Pela primeira vez conta que se viu diante de um cardeal: “Logo percebi que estava conversando com um varão de Deus, na plena acepção da palavra. Sabia ouvir tão bem, com tanta educação, calor humano e simplicidade, que fui me abrindo e dizendo muito mais do que escrevera. Nós nos encontramos no Espírito Santo. Disse-me que minha preocupação vinha ao encontro de uma grande preocupação sua: a catequese”.

“Creio que, mesmo com um frade dominicano e amigo, eu não teria tido um clima de confiança tão propício à criatividade como gozei nos doze anos de colaboração com Dom Jaime.”

“A lealdade recíproca e o respeito mútuo jamais se desmentiram.”

“Uma fundação é ninho de inúmeras e variadas cruzes, conhecidas e desconhecidas, mas uma me foi poupada: a da incompreensão de meu chefe. Sentia-me aceita e carregava o fardo suave e pesado de sua confiança, que obriga muito mais do que o temor.”

“Ao sair do Sumaré, uma nova estrada se abria.”

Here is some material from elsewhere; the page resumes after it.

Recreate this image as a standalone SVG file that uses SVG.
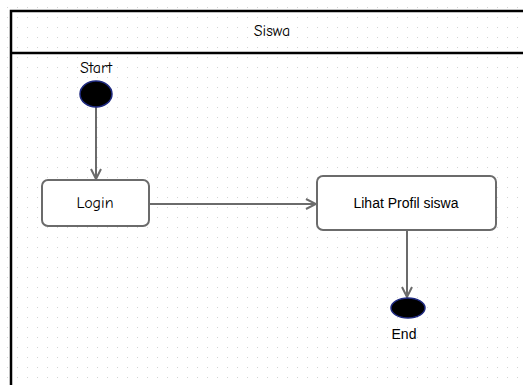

A 20 de maio de 1958, tudo estava preparado, mas faltava um nome para a obra. Irmã Maria Helena abriu a Bíblia e seu dedo caiu sobre a palavra ‘Belém’. Imediatamente pensou: mas pelas mãos de Maria, Nossa Senhora de Belém. Aí está resumido todo o carisma: prolongar o mistério da Encarnação no meio estudantil laicizado pelas mãos de Maria, levando uma vida de pobreza, humildade, alegria em uma casa aberta a pastores e reis, como a Gruta de Belém. Belém, a “Casa do Pão”, da Eucaristia, da sã doutrina.

Dia 22 de julho de 1958, Festa de Santa Maria Madalena, “A apóstola dos apóstolos”, a nova comunidade iniciou sua vida. Além da Irmã Maria Helena, acompanhavam-na três alunas e uma filha de Maria para auxiliar nos trabalhos da casa.

 

Atualmente são nove casas:

* Jacarepaguá – Casa Mãe e casa de formação

* Porto das Caixas, município de Itaboraí e Arquidiocese de Niterói

* Soledade, município de Sumidouro e Diocese de Nova Friburgo

* Lagoa Santa (MG), na Arquidiocese de Belo Horizonte

* Samambaia, região administrativa do Distrito Federal, na Arquidiocese de Brasília

* Anápolis, em Goiás, na diocese do mesmo nome

* Petrópolis, na diocese do mesmo nome

* Natal (RN), Arquidiocese de Natal

* Caicó (RN), Diocese de Caicó

 

Conhecida pela força de sua pregação, sua espiritualidade, amor à Igreja e generoso serviço pela causa do Reino, ao longo de sua vida, Madre Maria Helena recebeu inúmeros elogios por sua sabedoria, empatia e capacidade de tocar os corações de todos ao seu redor. Suas cartas e ensinamentos inspiraram muitos, e sua presença era uma fonte constante de conforto e orientação.

Ao longo desses 101 anos de vida de Madre Maria Helena Cavalcanti, as graças divinas foram abundantes e também as cruzes não faltaram, como é o caminho de todo amigo de Jesus, nosso Redentor. Ela deixa um legado duradouro de fé, amor e dedicação ao serviço de Deus e da comunidade. Sua vida foi um testemunho vivo do poder transformador da fé e do amor ao próximo.

Que sua alma descanse em paz, e que seu exemplo continue a inspirar gerações futuras. “Viver de esperança, não é viver esperando, é possuir desejando…” (Madre Maria Helena Cavalcanti).